— Start of GIVEN DATA —
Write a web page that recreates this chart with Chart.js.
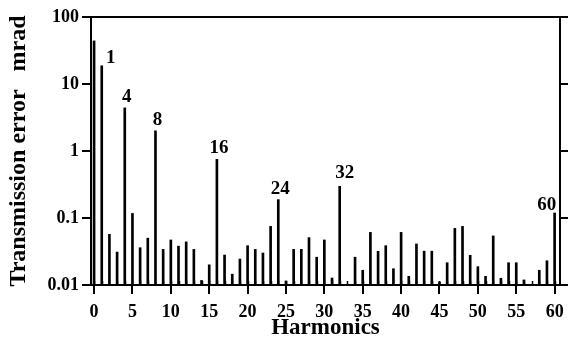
<!DOCTYPE html>
<html>
<head>
<meta charset="utf-8">
<script src="https://cdn.jsdelivr.net/npm/chart.js@4/dist/chart.umd.min.js"></script>
<style>
  html, body { margin: 0; padding: 0; background: #fff; }
  #wrap { width: 568px; height: 342px; }
</style>
</head>
<body>
<div id="wrap"><canvas id="harm_chart" width="568" height="342"></canvas></div>
<script>
// harmonic order on the x axis
const harmonics = [0, 1, 2, 3, 4, 5, 6, 7, 8, 9, 10, 11, 12, 13, 14, 15, 16, 17, 18, 19, 20,
  21, 22, 23, 24, 25, 26, 27, 28, 29, 30, 31, 32, 33, 34, 35, 36, 37, 38, 39, 40,
  41, 42, 43, 44, 45, 46, 47, 48, 49, 50, 51, 52, 53, 54, 55, 56, 57, 58, 59, 60];

// transmission error amplitude (mrad), null = no line
const errorValues = [44, 18.7, 0.057, 0.031, 4.4, 0.117, 0.036, 0.05, 2.0, 0.034, 0.047,
  0.038, 0.044, 0.034, 0.0117, 0.02, 0.75, 0.028, 0.0145, 0.0244, 0.0386,
  0.034, 0.03, 0.075, 0.188, 0.0115, 0.034, 0.034, 0.051, 0.026, 0.047,
  0.0127, 0.297, null, 0.026, 0.0166, 0.061, 0.0318, 0.0386, 0.0175, 0.061,
  0.0135, 0.041, 0.032, 0.032, 0.0111, 0.0215, 0.07, 0.075, 0.0277, 0.0188,
  0.0135, 0.054, 0.0126, 0.0215, 0.0215, 0.0119, null, 0.0166, 0.023, 0.119];

// harmonics that get a number printed above them
const labelledHarmonics = [1, 4, 8, 16, 24, 32, 60];

const yTicks = [0.01, 0.1, 1, 10, 100];
const xTicks = [0, 5, 10, 15, 20, 25, 30, 35, 40, 45, 50, 55, 60];

const serif = "'Liberation Serif', 'Times New Roman', serif";
const yMin = 0.01;

const points = harmonics
  .map((h, i) => ({ x: h, y: errorValues[i] === null ? null : [yMin, errorValues[i]] }))
  .filter(p => p.y !== null);

// small inward ticks, top frame line and the harmonic numbers
const extrasPlugin = {
  id: "extras",
  afterDraw(chart) {
    const { ctx, chartArea } = chart;
    const xs = chart.scales.x;
    ctx.save();
    ctx.strokeStyle = "#000";
    ctx.lineWidth = 2;
    ctx.beginPath();
    ctx.moveTo(chartArea.left - 1, chartArea.top);
    ctx.lineTo(chart.width, chartArea.top);
    ctx.stroke();

    ctx.lineWidth = 1.5;
    harmonics.forEach(h => {
      const px = Math.round(xs.getPixelForValue(h)) + 0.5;
      ctx.beginPath();
      ctx.moveTo(px, chartArea.bottom);
      ctx.lineTo(px, chartArea.bottom - 4);
      ctx.stroke();
    });

    const shift = { 1: [9, -8], 32: [5, -13], 60: [-8, -8] };
    const meta = chart.getDatasetMeta(0);
    ctx.fillStyle = "#000";
    ctx.font = "bold 19px " + serif;
    ctx.textAlign = "center";
    ctx.textBaseline = "middle";
    labelledHarmonics.forEach(h => {
      const idx = points.findIndex(p => p.x === h);
      const bar = meta.data[idx];
      const [dx, dy] = shift[h] || [2, -11];
      ctx.fillText(String(h), bar.x + dx, bar.y + dy);
    });
    ctx.restore();
  }
};

const ctx = document.getElementById("harm_chart").getContext("2d");

new Chart(ctx, {
  type: "bar",
  data: {
    datasets: [
      {
        data: points,
        backgroundColor: "#000",
        borderWidth: 0,
        barThickness: 2,
        yAxisID: "y",
      },
    ],
  },
  options: {
    responsive: false,
    animation: false,
    events: [],
    layout: { padding: { top: 17, right: 0, left: 0, bottom: 0 } },
    plugins: {
      legend: { display: false },
      tooltip: { enabled: false },
    },
    scales: {
      x: {
        type: "linear",
        offset: false,
        min: -0.4,
        max: 60.7,
        afterBuildTicks: s => { s.ticks = xTicks.map(v => ({ value: v })); },
        afterFit: s => { s.height = 57; s.paddingLeft = 0; s.paddingRight = 0; },
        grid: { display: true, offset: false, drawOnChartArea: false, drawTicks: true, tickLength: 9, color: "#000", lineWidth: 2 },
        border: { display: true, color: "#000", width: 2 },
        ticks: { color: "#000", font: { family: serif, size: 18, weight: "bold" }, padding: 8, maxRotation: 0, autoSkip: false },
        title: { display: true, text: "Harmonics", color: "#000", font: { family: serif, size: 23, weight: "bold" }, padding: { top: 0, bottom: 0 } },
      },
      y: {
        type: "logarithmic",
        min: 0.01,
        max: 100,
        afterBuildTicks: s => { s.ticks = yTicks.map(v => ({ value: v })); },
        afterFit: s => { s.width = 91; s.paddingTop = 0; s.paddingBottom = 0; },
        grid: { display: true, drawOnChartArea: false, drawTicks: true, tickLength: 9, color: "#000", lineWidth: 2 },
        border: { display: true, color: "#000", width: 2 },
        ticks: { color: "#000", font: { family: serif, size: 18, weight: "bold" }, padding: 3, callback: v => String(v) },
        title: { display: true, text: "Transmission error   mrad", color: "#000", font: { family: serif, size: 24, weight: "bold" }, padding: { top: 4, bottom: 0 } },
      },
      y2: {
        type: "logarithmic",
        position: "right",
        min: 0.01,
        max: 100,
        afterBuildTicks: s => { s.ticks = yTicks.map(v => ({ value: v })); },
        afterFit: s => { s.width = 8; s.paddingTop = 0; s.paddingBottom = 0; },
        grid: { display: true, drawOnChartArea: false, drawTicks: true, tickLength: 8, color: "#000", lineWidth: 2 },
        border: { display: true, color: "#000", width: 2 },
        ticks: { display: true, callback: () => "", padding: 0 },
      },
    },
  },
  plugins: [extrasPlugin],
});
</script>
</body>
</html>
— End of GIVEN DATA —
# WRITTEN PROBLEM:
Repeat the material above in full and unchanged, minus its images.

# RESPONSE TO THE EXERCISE:
Write a web page that recreates this chart with Chart.js.
<!DOCTYPE html>
<html>
<head>
<meta charset="utf-8">
<script src="https://cdn.jsdelivr.net/npm/chart.js@4/dist/chart.umd.min.js"></script>
<style>
  html, body { margin: 0; padding: 0; background: #fff; }
  #wrap { width: 568px; height: 342px; }
</style>
</head>
<body>
<div id="wrap"><canvas id="harm_chart" width="568" height="342"></canvas></div>
<script>
// harmonic order on the x axis
const harmonics = [0, 1, 2, 3, 4, 5, 6, 7, 8, 9, 10, 11, 12, 13, 14, 15, 16, 17, 18, 19, 20,
  21, 22, 23, 24, 25, 26, 27, 28, 29, 30, 31, 32, 33, 34, 35, 36, 37, 38, 39, 40,
  41, 42, 43, 44, 45, 46, 47, 48, 49, 50, 51, 52, 53, 54, 55, 56, 57, 58, 59, 60];

// transmission error amplitude (mrad), null = no line
const errorValues = [44, 18.7, 0.057, 0.031, 4.4, 0.117, 0.036, 0.05, 2.0, 0.034, 0.047,
  0.038, 0.044, 0.034, 0.0117, 0.02, 0.75, 0.028, 0.0145, 0.0244, 0.0386,
  0.034, 0.03, 0.075, 0.188, 0.0115, 0.034, 0.034, 0.051, 0.026, 0.047,
  0.0127, 0.297, null, 0.026, 0.0166, 0.061, 0.0318, 0.0386, 0.0175, 0.061,
  0.0135, 0.041, 0.032, 0.032, 0.0111, 0.0215, 0.07, 0.075, 0.0277, 0.0188,
  0.0135, 0.054, 0.0126, 0.0215, 0.0215, 0.0119, null, 0.0166, 0.023, 0.119];

// harmonics that get a number printed above them
const labelledHarmonics = [1, 4, 8, 16, 24, 32, 60];

const yTicks = [0.01, 0.1, 1, 10, 100];
const xTicks = [0, 5, 10, 15, 20, 25, 30, 35, 40, 45, 50, 55, 60];

const serif = "'Liberation Serif', 'Times New Roman', serif";
const yMin = 0.01;

const points = harmonics
  .map((h, i) => ({ x: h, y: errorValues[i] === null ? null : [yMin, errorValues[i]] }))
  .filter(p => p.y !== null);

// small inward ticks, top frame line and the harmonic numbers
const extrasPlugin = {
  id: "extras",
  afterDraw(chart) {
    const { ctx, chartArea } = chart;
    const xs = chart.scales.x;
    ctx.save();
    ctx.strokeStyle = "#000";
    ctx.lineWidth = 2;
    ctx.beginPath();
    ctx.moveTo(chartArea.left - 1, chartArea.top);
    ctx.lineTo(chart.width, chartArea.top);
    ctx.stroke();

    ctx.lineWidth = 1.5;
    harmonics.forEach(h => {
      const px = Math.round(xs.getPixelForValue(h)) + 0.5;
      ctx.beginPath();
      ctx.moveTo(px, chartArea.bottom);
      ctx.lineTo(px, chartArea.bottom - 4);
      ctx.stroke();
    });

    const shift = { 1: [9, -8], 32: [5, -13], 60: [-8, -8] };
    const meta = chart.getDatasetMeta(0);
    ctx.fillStyle = "#000";
    ctx.font = "bold 19px " + serif;
    ctx.textAlign = "center";
    ctx.textBaseline = "middle";
    labelledHarmonics.forEach(h => {
      const idx = points.findIndex(p => p.x === h);
      const bar = meta.data[idx];
      const [dx, dy] = shift[h] || [2, -11];
      ctx.fillText(String(h), bar.x + dx, bar.y + dy);
    });
    ctx.restore();
  }
};

const ctx = document.getElementById("harm_chart").getContext("2d");

new Chart(ctx, {
  type: "bar",
  data: {
    datasets: [
      {
        data: points,
        backgroundColor: "#000",
        borderWidth: 0,
        barThickness: 2,
        yAxisID: "y",
      },
    ],
  },
  options: {
    responsive: false,
    animation: false,
    events: [],
    layout: { padding: { top: 17, right: 0, left: 0, bottom: 0 } },
    plugins: {
      legend: { display: false },
      tooltip: { enabled: false },
    },
    scales: {
      x: {
        type: "linear",
        offset: false,
        min: -0.4,
        max: 60.7,
        afterBuildTicks: s => { s.ticks = xTicks.map(v => ({ value: v })); },
        afterFit: s => { s.height = 57; s.paddingLeft = 0; s.paddingRight = 0; },
        grid: { display: true, offset: false, drawOnChartArea: false, drawTicks: true, tickLength: 9, color: "#000", lineWidth: 2 },
        border: { display: true, color: "#000", width: 2 },
        ticks: { color: "#000", font: { family: serif, size: 18, weight: "bold" }, padding: 8, maxRotation: 0, autoSkip: false },
        title: { display: true, text: "Harmonics", color: "#000", font: { family: serif, size: 23, weight: "bold" }, padding: { top: 0, bottom: 0 } },
      },
      y: {
        type: "logarithmic",
        min: 0.01,
        max: 100,
        afterBuildTicks: s => { s.ticks = yTicks.map(v => ({ value: v })); },
        afterFit: s => { s.width = 91; s.paddingTop = 0; s.paddingBottom = 0; },
        grid: { display: true, drawOnChartArea: false, drawTicks: true, tickLength: 9, color: "#000", lineWidth: 2 },
        border: { display: true, color: "#000", width: 2 },
        ticks: { color: "#000", font: { family: serif, size: 18, weight: "bold" }, padding: 3, callback: v => String(v) },
        title: { display: true, text: "Transmission error   mrad", color: "#000", font: { family: serif, size: 24, weight: "bold" }, padding: { top: 4, bottom: 0 } },
      },
      y2: {
        type: "logarithmic",
        position: "right",
        min: 0.01,
        max: 100,
        afterBuildTicks: s => { s.ticks = yTicks.map(v => ({ value: v })); },
        afterFit: s => { s.width = 8; s.paddingTop = 0; s.paddingBottom = 0; },
        grid: { display: true, drawOnChartArea: false, drawTicks: true, tickLength: 8, color: "#000", lineWidth: 2 },
        border: { display: true, color: "#000", width: 2 },
        ticks: { display: true, callback: () => "", padding: 0 },
      },
    },
  },
  plugins: [extrasPlugin],
});
</script>
</body>
</html>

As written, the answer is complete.